IE 11 is not supported. For an optimal experience visit our site on another browser.

Michigan town to promise scholarships to all

A tiny rural school district where nine out of 10 students come from needy families is offering high school graduates $5,000 a year for four years to fulfill their college dreams.
/ Source: The Associated Press

A tiny rural school district where nine out of 10 students come from needy families is offering high school graduates $5,000 a year for four years to fulfill their college dreams.

Baldwin Superintendent Randy Howes will hold a ceremony on Tuesday to launch the program to 25 students set to graduate next spring. All students in Baldwin schools will be covered by the new scholarship offer of up to $20,000.

The community of just more than 1,000 people is the first in Michigan to follow the example of the highly popular Kalamazoo Promise, an anonymously funded scholarship that has attracted new residents to the city eager to get all or most of their children's tuition paid at public universities or community colleges in Michigan.

Kalamazoo's program has inspired at least 19 similar programs nationwide since its inception in November 2005, while more than 50 other communities are exploring the idea. Ten Michigan communities have gotten state approval this year to set up scholarship programs. But Baldwin's is the only one ready to go as the new school year gets under way.

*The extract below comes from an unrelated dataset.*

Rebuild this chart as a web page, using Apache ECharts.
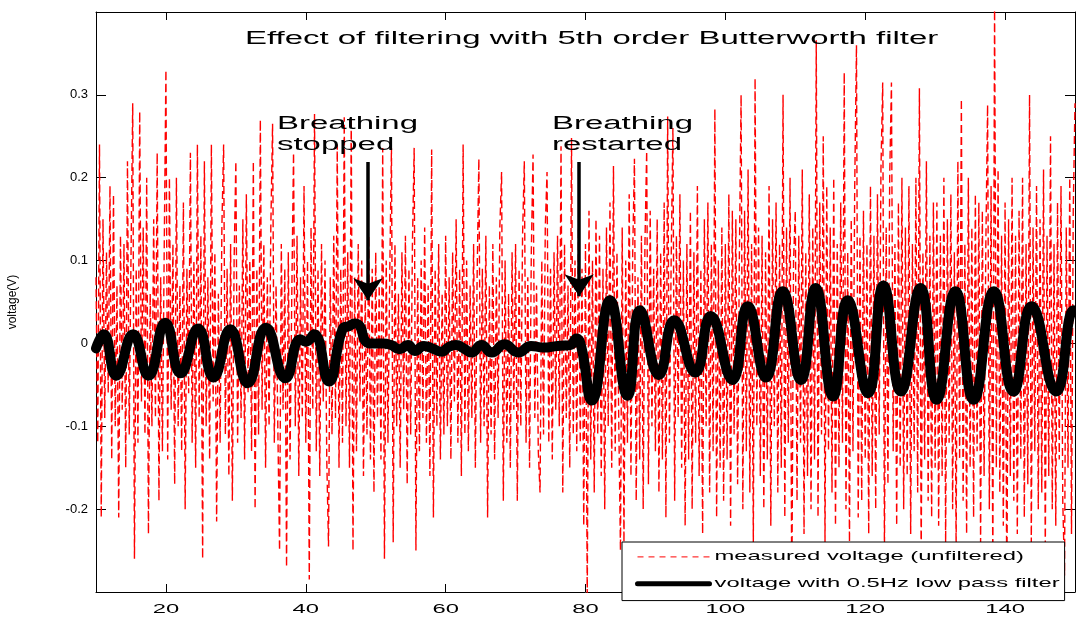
<!DOCTYPE html>
<html>
<head>
<meta charset="utf-8">
<title>Effect of filtering with 5th order Butterworth filter</title>
<script src="https://cdn.jsdelivr.net/npm/echarts@6/dist/echarts.min.js"></script>
<style>
  html, body { margin: 0; padding: 0; background: #fff; }
  #chart { width: 1076px; height: 626px; }
</style>
</head>
<body>
<div id="chart"></div>
<script>
// measured signal, one value every 0.25 s starting at 10 s (one row = 5 s)
const startTime = 10
const sampleStep = 0.25
const measuredVoltage = [
  0.08, -0.12, 0.24, -0.21, 0.15, -0.09, 0.11, -0.06, 0.19, -0.14, 0.18, -0.1, 0.07, -0.21, 0.13, -0.08, 0.12, -0.15, 0.22, -0.11,
  0.1, 0.29, -0.26, 0.09, -0.12, 0.28, -0.07, 0.14, -0.11, 0.2, -0.23, 0.06, -0.1, 0.15, -0.09, 0.23, -0.19, 0.08, -0.13, 0.11,
  0.33, -0.14, 0.2, -0.08, 0.12, -0.17, 0.2, -0.1, 0.07, -0.13, 0.17, -0.2, 0.09, -0.06, 0.23, -0.12, 0.1, -0.15, 0.24, -0.09,
  0.13, -0.26, 0.22, -0.1, 0.08, -0.14, 0.24, -0.07, 0.11, -0.215, 0.06, -0.12, 0.14, 0.24, -0.11, 0.09, -0.16, 0.12, -0.19, 0.1,
  0.22, -0.12, 0.07, -0.09, 0.15, -0.14, 0.18, -0.06, 0.1, -0.13, 0.22, -0.2, 0.09, -0.11, 0.27, -0.08, 0.12, -0.15, 0.08, -0.1,
  0.14, 0.265, -0.12, 0.07, -0.1, -0.25, 0.12, -0.08, 0.09, -0.27, 0.11, -0.14, 0.06, 0.23, -0.1, 0.13, -0.16, 0.08, -0.09, 0.19,
  -0.12, 0.1, -0.285, 0.14, -0.08, 0.277, -0.13, 0.09, -0.16, 0.12, -0.07, 0.1, -0.14, -0.245, 0.08, -0.11, 0.13, -0.09, 0.24, -0.15,
  0.09, -0.12, 0.273, -0.1, 0.11, -0.15, 0.273, -0.25, 0.08, -0.13, 0.12, -0.07, 0.1, -0.16, 0.06, -0.11, 0.13, -0.14, 0.09, -0.18,
  0.11, -0.09, 0.07, -0.14, 0.236, -0.26, 0.1, -0.12, 0.08, 0.236, -0.24, 0.12, -0.1, 0.06, -0.15, 0.11, -0.08, 0.13, -0.17, 0.09,
  -0.11, 0.12, 0.236, -0.25, 0.08, -0.13, 0.1, -0.09, 0.14, -0.12, 0.07, -0.16, 0.234, -0.21, 0.09, -0.1, 0.12, -0.14, 0.06, -0.11,
  0.13, -0.1, 0.08, -0.14, 0.11, -0.07, 0.15, -0.12, 0.09, -0.16, 0.24, -0.11, 0.1, -0.13, 0.07, -0.09, 0.12, -0.15, 0.08, 0.223,
  -0.12, 0.09, -0.1, 0.13, -0.21, 0.07, -0.11, 0.12, -0.14, 0.08, -0.09, 0.14, 0.207, -0.19, 0.1, -0.12, 0.06, -0.15, 0.11, -0.08,
  0.12, -0.19, 0.09, -0.1, 0.13, 0.22, -0.12, 0.08, -0.15, 0.11, 0.228, -0.09, 0.07, -0.13, -0.18, 0.1, -0.11, 0.14, 0.207, -0.12,
  0.09, -0.14, 0.11, -0.08, 0.13, -0.1, 0.238, -0.18, 0.12, -0.09, 0.07, -0.15, 0.248, -0.11, 0.1, -0.13, 0.14, -0.12, 0.09, -0.22,
  0.12, -0.31, 0.16, -0.14, 0.1, -0.18, 0.15, -0.11, 0.13, -0.16, 0.09, -0.2, 0.14, -0.1, 0.17, -0.15, 0.214, -0.13, 0.11, -0.09,
  -0.25, 0.14, -0.24, 0.1, -0.12, 0.18, -0.16, 0.11, 0.223, -0.19, 0.08, -0.14, 0.13, -0.2, 0.12, 0.232, -0.17, 0.16, -0.1, 0.09,
  -0.13, 0.15, -0.18, 0.11, -0.14, 0.17, -0.21, 0.274, -0.12, 0.1, 0.26, -0.19, 0.13, -0.09, 0.18, -0.15, 0.1, -0.22, 0.12, -0.14,
  0.16, -0.2, 0.11, -0.12, 0.19, -0.16, 0.09, -0.23, 0.15, -0.1, 0.17, -0.18, 0.12, -0.13, 0.283, -0.21, 0.1, -0.15, 0.14, -0.19,
  0.12, -0.14, 0.18, -0.22, 0.16, -0.11, 0.15, -0.17, 0.1, 0.3, -0.2, 0.16, -0.13, 0.21, -0.18, 0.12, -0.24, 0.32, -0.1, 0.14,
  -0.16, 0.13, -0.2, 0.11, -0.14, 0.19, -0.22, 0.15, -0.1, 0.17, -0.18, 0.12, -0.15, 0.3, -0.21, 0.14, -0.12, 0.2, -0.31, 0.1,
  0.16, -0.19, 0.13, -0.12, 0.21, -0.23, 0.11, -0.16, 0.18, -0.2, 0.14, -0.14, 0.366, -0.21, 0.17, -0.11, 0.25, -0.24, 0.19, -0.13,
  0.14, -0.18, 0.2, -0.22, 0.12, -0.15, 0.17, -0.12, 0.327, -0.2, 0.11, -0.24, 0.15, -0.13, 0.19, 0.36, -0.21, 0.13, -0.19, 0.16,
  -0.14, 0.12, -0.23, 0.19, -0.16, 0.13, -0.2, 0.18, -0.11, 0.21, 0.315, -0.25, 0.14, -0.17, 0.2, 0.315, -0.13, 0.12, -0.22, 0.17,
  -0.15, 0.2, -0.2, 0.14, -0.16, 0.19, -0.23, 0.12, -0.13, 0.2, -0.18, 0.308, -0.26, 0.11, -0.14, 0.22, -0.19, 0.13, -0.21, 0.17,
  -0.15, 0.17, -0.22, 0.13, -0.16, 0.2, -0.24, 0.15, -0.12, 0.18, -0.2, 0.11, -0.25, 0.22, -0.14, 0.295, -0.19, 0.12, -0.23, 0.2,
  -0.15, 0.14, -0.21, 0.18, -0.13, 0.17, -0.24, 0.16, -0.16, 0.12, 0.288, -0.2, 0.19, -0.27, 0.41, -0.15, 0.21, -0.18, 0.13, -0.22,
  0.17, -0.31, 0.15, -0.16, 0.2, -0.19, 0.13, -0.23, 0.16, -0.14, 0.2, -0.21, 0.12, -0.17, 0.3, -0.24, 0.14, -0.13, 0.19, -0.2,
  0.15, -0.18, 0.21, -0.25, 0.13, -0.16, 0.25, -0.2, 0.12, -0.22, 0.17, -0.14, 0.19, -0.19, -0.28, 0.14, -0.15, 0.2, -0.23, 0.16,
  0.29
]

// low pass filtered signal: turning points
const filteredTime = [
  10.0, 11.1, 12.9, 15.3, 17.5, 19.9, 22.1, 24.6, 26.8, 29.2, 31.7, 34.3, 37.1, 39.2, 40.0, 41.2, 43.3,
  45.3, 46.2, 47.0, 47.8, 48.5, 49.5, 51.0, 52.2, 53.4, 54.6, 55.6, 56.9, 58.1, 59.4, 60.5, 61.5, 62.6,
  63.7, 65.1, 66.6, 68.4, 70.4, 72.2, 74.0, 76.0, 77.8, 78.7, 79.4, 80.9, 83.5, 86.0, 87.8, 90.5, 92.7,
  95.7, 97.9, 101.0, 103.2, 105.8, 108.2, 110.8, 112.9, 115.4, 117.5, 120.4, 122.6, 125.1, 127.9, 130.2,
  132.9, 135.5, 138.4, 141.2, 143.8, 147.3, 149.8, 150.0
]
const filteredVoltage = [
  -0.006, 0.011, -0.039, 0.011, -0.039, 0.025, -0.036, 0.018, -0.041, 0.017, -0.048, 0.019, -0.042, 0.005, 0.002, 0.011, -0.046,
  0.018, 0.021, 0.024, 0.02, 0.003, 0.0, 0.0, -0.002, -0.007, -0.002, -0.009, -0.003, -0.006, -0.01, -0.004, -0.002, -0.006,
  -0.011, -0.002, -0.011, -0.001, -0.011, -0.003, -0.005, -0.003, -0.002, 0.006, -0.004, -0.069, 0.052, -0.063, 0.04, -0.038, 0.028,
  -0.035, 0.033, -0.044, 0.045, -0.041, 0.063, -0.044, 0.067, -0.064, 0.052, -0.06, 0.07, -0.058, 0.067, -0.068,
  0.063, -0.068, 0.063, -0.058, 0.045, -0.058, 0.04, 0.038
]

const xTickValues = [20, 40, 60, 80, 100, 120, 140]
const seriesNames = ['measured voltage (unfiltered)', 'voltage with 0.5Hz low pass filter']

// text in the figure is drawn about 1.8x wider than normal, so stretch horizontal canvas text
const TEXT_STRETCH = 1.83
;(function () {
  const proto = CanvasRenderingContext2D.prototype
  const fill = proto.fillText
  const measure = proto.measureText
  proto.fillText = function (text, x, y) {
    const m = this.getTransform()
    if (m.b !== 0 || m.c !== 0) return fill.call(this, text, x, y)
    const ax = m.a * x + m.e
    this.save()
    this.setTransform(m.a * TEXT_STRETCH, 0, 0, m.d, m.e * TEXT_STRETCH + ax * (1 - TEXT_STRETCH), m.f)
    fill.call(this, text, x, y)
    this.restore()
  }
  proto.measureText = function (text) {
    const r = measure.call(this, text)
    return {
      width: r.width * TEXT_STRETCH,
      actualBoundingBoxAscent: r.actualBoundingBoxAscent,
      actualBoundingBoxDescent: r.actualBoundingBoxDescent,
      actualBoundingBoxLeft: r.actualBoundingBoxLeft * TEXT_STRETCH,
      actualBoundingBoxRight: r.actualBoundingBoxRight * TEXT_STRETCH,
      fontBoundingBoxAscent: r.fontBoundingBoxAscent,
      fontBoundingBoxDescent: r.fontBoundingBoxDescent
    }
  }
})()

const FONT = 'Liberation Sans, Arial, Helvetica, sans-serif'

const chart = echarts.init(document.getElementById('chart'), null, { renderer: 'canvas' })

const boxAxis = {
  type: 'value',
  min: 10,
  max: 150,
  axisLine: { show: true, onZero: false, lineStyle: { color: '#000', width: 1 } },
  splitLine: { show: false }
}

// legend shows only the line, not a marker
const noMarker = { color: 'rgba(0,0,0,0)', borderColor: 'rgba(0,0,0,0)', borderWidth: 0, opacity: 0 }

const option = {
  animation: false,
  backgroundColor: '#fff',
  textStyle: { fontFamily: FONT, color: '#000' },
  title: {
    text: 'Effect of filtering with 5th order Butterworth filter',
    left: 245,
    top: 23,
    padding: 0,
    textStyle: { fontFamily: FONT, fontSize: 18, fontWeight: 'normal', color: '#000' }
  },
  grid: { left: 96, right: 1, top: 12, bottom: 34, outerBoundsMode: 'none' },
  legend: {
    orient: 'vertical',
    left: 622,
    top: 542,
    padding: [3, 5, 5, 13],
    itemGap: 3,
    itemWidth: 72,
    itemHeight: 14,
    backgroundColor: '#fff',
    borderColor: '#000',
    borderWidth: 1,
    borderRadius: 0,
    selectedMode: false,
    textStyle: { fontFamily: FONT, fontSize: 13, color: '#000' },
    itemStyle: noMarker,
    data: [
      { name: seriesNames[0], itemStyle: noMarker, lineStyle: { color: '#ff0000', width: 1, type: [6, 5] } },
      { name: seriesNames[1], itemStyle: noMarker, lineStyle: { color: '#000', width: 5, type: 'solid' } }
    ]
  },
  xAxis: [
    Object.assign({}, boxAxis, {
      position: 'bottom',
      name: 'time (s)',
      nameLocation: 'middle',
      nameGap: 17,
      nameTextStyle: { fontFamily: FONT, fontSize: 13, color: '#000' },
      axisTick: { show: true, inside: true, length: 8, lineStyle: { color: '#000' }, customValues: xTickValues },
      axisLabel: { show: true, margin: 6, fontSize: 13, color: '#000', fontFamily: FONT, customValues: xTickValues }
    }),
    Object.assign({}, boxAxis, {
      position: 'top',
      axisTick: { show: true, inside: true, length: 8, lineStyle: { color: '#000' }, customValues: xTickValues },
      axisLabel: { show: false }
    })
  ],
  yAxis: [
    {
      type: 'value',
      min: -0.3,
      max: 0.4,
      interval: 0.1,
      position: 'left',
      name: 'voltage(V)',
      nameLocation: 'middle',
      nameGap: 72,
      nameTextStyle: { fontFamily: FONT, fontSize: 12, color: '#000' },
      axisLine: { show: true, onZero: false, lineStyle: { color: '#000', width: 1 } },
      axisTick: { show: true, inside: true, length: 10, lineStyle: { color: '#000' } },
      axisLabel: {
        margin: 8,
        fontSize: 13,
        color: '#000',
        fontFamily: FONT,
        showMinLabel: false,
        showMaxLabel: false,
        formatter: (v) => (Math.abs(v) < 1e-9 ? '0' : v.toFixed(1))
      },
      splitLine: { show: false }
    },
    {
      type: 'value',
      min: -0.3,
      max: 0.4,
      interval: 0.1,
      position: 'right',
      axisLine: { show: true, onZero: false, lineStyle: { color: '#000', width: 1 } },
      axisTick: { show: true, inside: true, length: 10, lineStyle: { color: '#000' } },
      axisLabel: { show: false },
      splitLine: { show: false }
    }
  ],
  series: [
    {
      name: seriesNames[0],
      type: 'line',
      xAxisIndex: 0,
      yAxisIndex: 0,
      data: measuredVoltage.map((v, i) => [startTime + i * sampleStep, v]),
      symbol: 'none',
      lineStyle: { color: '#ff0000', width: 1.4, type: [8, 4] },
      itemStyle: { color: '#ff0000' },
      emphasis: { disabled: true },
      z: 2
    },
    {
      name: seriesNames[1],
      type: 'line',
      xAxisIndex: 0,
      yAxisIndex: 0,
      data: filteredTime.map((t, i) => [t, filteredVoltage[i]]),
      symbol: 'none',
      smooth: 0.5,
      lineStyle: { color: '#000', width: 10, cap: 'round', join: 'round' },
      itemStyle: { color: '#000' },
      emphasis: { disabled: true },
      z: 3,
      markLine: {
        silent: true,
        symbol: ['none', 'arrow'],
        symbolSize: 22,
        label: { show: false },
        lineStyle: { color: '#000', width: 3.5, type: 'solid' },
        itemStyle: { color: '#000' },
        emphasis: { disabled: true },
        data: [
          [{ coord: [48.9, 0.219] }, { coord: [48.9, 0.052] }],
          [{ coord: [79.1, 0.219] }, { coord: [79.1, 0.057] }]
        ]
      },
      markPoint: {
        silent: true,
        symbol: 'circle',
        symbolSize: 0,
        label: {
          show: true,
          position: 'right',
          distance: 0,
          formatter: (p) => p.name,
          fontFamily: FONT,
          fontSize: 18,
          lineHeight: 21,
          color: '#000'
        },
        data: [
          { name: 'Breathing\nstopped', coord: [35.88, 0.252] },
          { name: 'Breathing\nrestarted', coord: [75.21, 0.252] }
        ]
      }
    }
  ]
}

chart.setOption(option)
</script>
</body>
</html>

Community needs to raise $120,000
The community must raise the $120,000 needed to fund the scholarship for the first two years. After that, it will be able to collect a portion of the state education property tax revenue that residents and businesses pay. It also plans to look for outside funding.

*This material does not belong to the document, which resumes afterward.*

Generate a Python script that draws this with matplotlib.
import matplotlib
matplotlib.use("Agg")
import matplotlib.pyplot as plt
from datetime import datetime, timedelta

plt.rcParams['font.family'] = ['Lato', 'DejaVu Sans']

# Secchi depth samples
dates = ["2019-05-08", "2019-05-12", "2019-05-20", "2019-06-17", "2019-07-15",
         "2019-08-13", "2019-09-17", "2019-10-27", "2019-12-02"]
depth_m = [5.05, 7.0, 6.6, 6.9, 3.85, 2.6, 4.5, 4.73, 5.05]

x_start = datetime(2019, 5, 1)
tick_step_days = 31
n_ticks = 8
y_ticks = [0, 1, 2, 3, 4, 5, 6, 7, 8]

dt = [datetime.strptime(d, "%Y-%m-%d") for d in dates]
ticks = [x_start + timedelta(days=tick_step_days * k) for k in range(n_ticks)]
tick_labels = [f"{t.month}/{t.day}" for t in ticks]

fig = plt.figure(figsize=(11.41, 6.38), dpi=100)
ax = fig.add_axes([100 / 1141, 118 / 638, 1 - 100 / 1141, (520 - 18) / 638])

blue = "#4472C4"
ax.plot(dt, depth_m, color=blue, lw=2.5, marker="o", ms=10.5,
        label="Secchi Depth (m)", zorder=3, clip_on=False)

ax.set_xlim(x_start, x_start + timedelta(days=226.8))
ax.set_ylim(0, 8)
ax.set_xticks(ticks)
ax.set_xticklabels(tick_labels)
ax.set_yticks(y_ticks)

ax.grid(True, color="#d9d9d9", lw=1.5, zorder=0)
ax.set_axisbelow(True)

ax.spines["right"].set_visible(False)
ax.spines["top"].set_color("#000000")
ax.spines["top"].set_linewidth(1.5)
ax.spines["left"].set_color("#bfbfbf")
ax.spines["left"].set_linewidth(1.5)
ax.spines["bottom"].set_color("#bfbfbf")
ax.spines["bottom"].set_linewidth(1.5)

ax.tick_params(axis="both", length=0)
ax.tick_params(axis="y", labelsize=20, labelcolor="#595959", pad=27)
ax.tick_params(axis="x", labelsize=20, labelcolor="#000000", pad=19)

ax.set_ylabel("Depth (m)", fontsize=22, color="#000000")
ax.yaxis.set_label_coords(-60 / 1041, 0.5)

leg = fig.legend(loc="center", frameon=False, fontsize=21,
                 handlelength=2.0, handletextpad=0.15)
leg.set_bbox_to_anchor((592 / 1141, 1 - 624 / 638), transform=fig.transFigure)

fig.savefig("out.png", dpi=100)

"Baldwin doesn't have a multimillionaire who can do this with writing just one check, or at least they haven't found that person," said Chuck Wilbur, special education adviser to Gov. Jennifer Granholm.

Instead, the people and businesses in Baldwin have pumped in nearly $100,000 toward the project so far, including $17,000 pledged at school employees' meetings just this week.

"We've had an outpouring of support from businesses and private individuals and graduates," Howes said.

Few communities need the boost for students as much as Baldwin, where the town's largest employer, a privately owned prison, shut down in 2005 after the state ended its contract there. Lake County's unemployment rate is 18.7 percent, higher even than the overall state rate of 15 percent.

The area, about 30 miles east of Lake Michigan, was a stop on the Underground Railroad in the 1800s and is home to Idlewild, a former haven for black entertainment during the segregation era.

"We're filled with lakes and rivers and streams and state forests and national forests," Howes said, noting the county fills up on weekends with 35,000 summer residents but doesn't have a single stoplight. "And yet the community of Baldwin, from a profile perspective, looks like a lot of inner cities."

Generations of poverty
Fifty percent of the Baldwin school district's students are white, 42 black and 8 percent Hispanic. Ninety-two percent its 560 students qualify for free or reduced-price lunches, and generations of poverty stretch across ethnic lines.

About half of Baldwin High School graduates each year go on to attend community college or a university, Howes said, a percentage he thinks will shoot up with the scholarship. Graduates can qualify for up to $5,000 a year for four years to help pay tuition as long as they maintain a 2.0 grade point average in college and carry a full course load. Part-time students can get smaller grants.

Residency is a requirement to get the grant. Students who have attended school in the district for four years can get the full amount. Those who have attended school for three years can get 75 percent of the grant, while those there two years can get 50 percent and those there just one year, a quarter.

Scholarships such as the Michigan Promise Scholarship — currently in limbo as state budget talks drag on — and federal Pell grants would be counted toward tuition first, with the Baldwin Promise scholarship filling in what's needed up to $5,000 a year.

The prison owners, GEO Group Inc. of Florida, are finishing up a $60 million expansion and hope to reopen the North Lake Correctional Facility soon, offering jobs paying at least $40,000 annually and giving those who might be lured by the Baldwin Promise a place to work, Howes said.

"It's like the stars are aligning for Baldwin," he added. "There's a lot of really good news in a kind of glum economic climate in this tiny little rural place out in the middle of nowhere."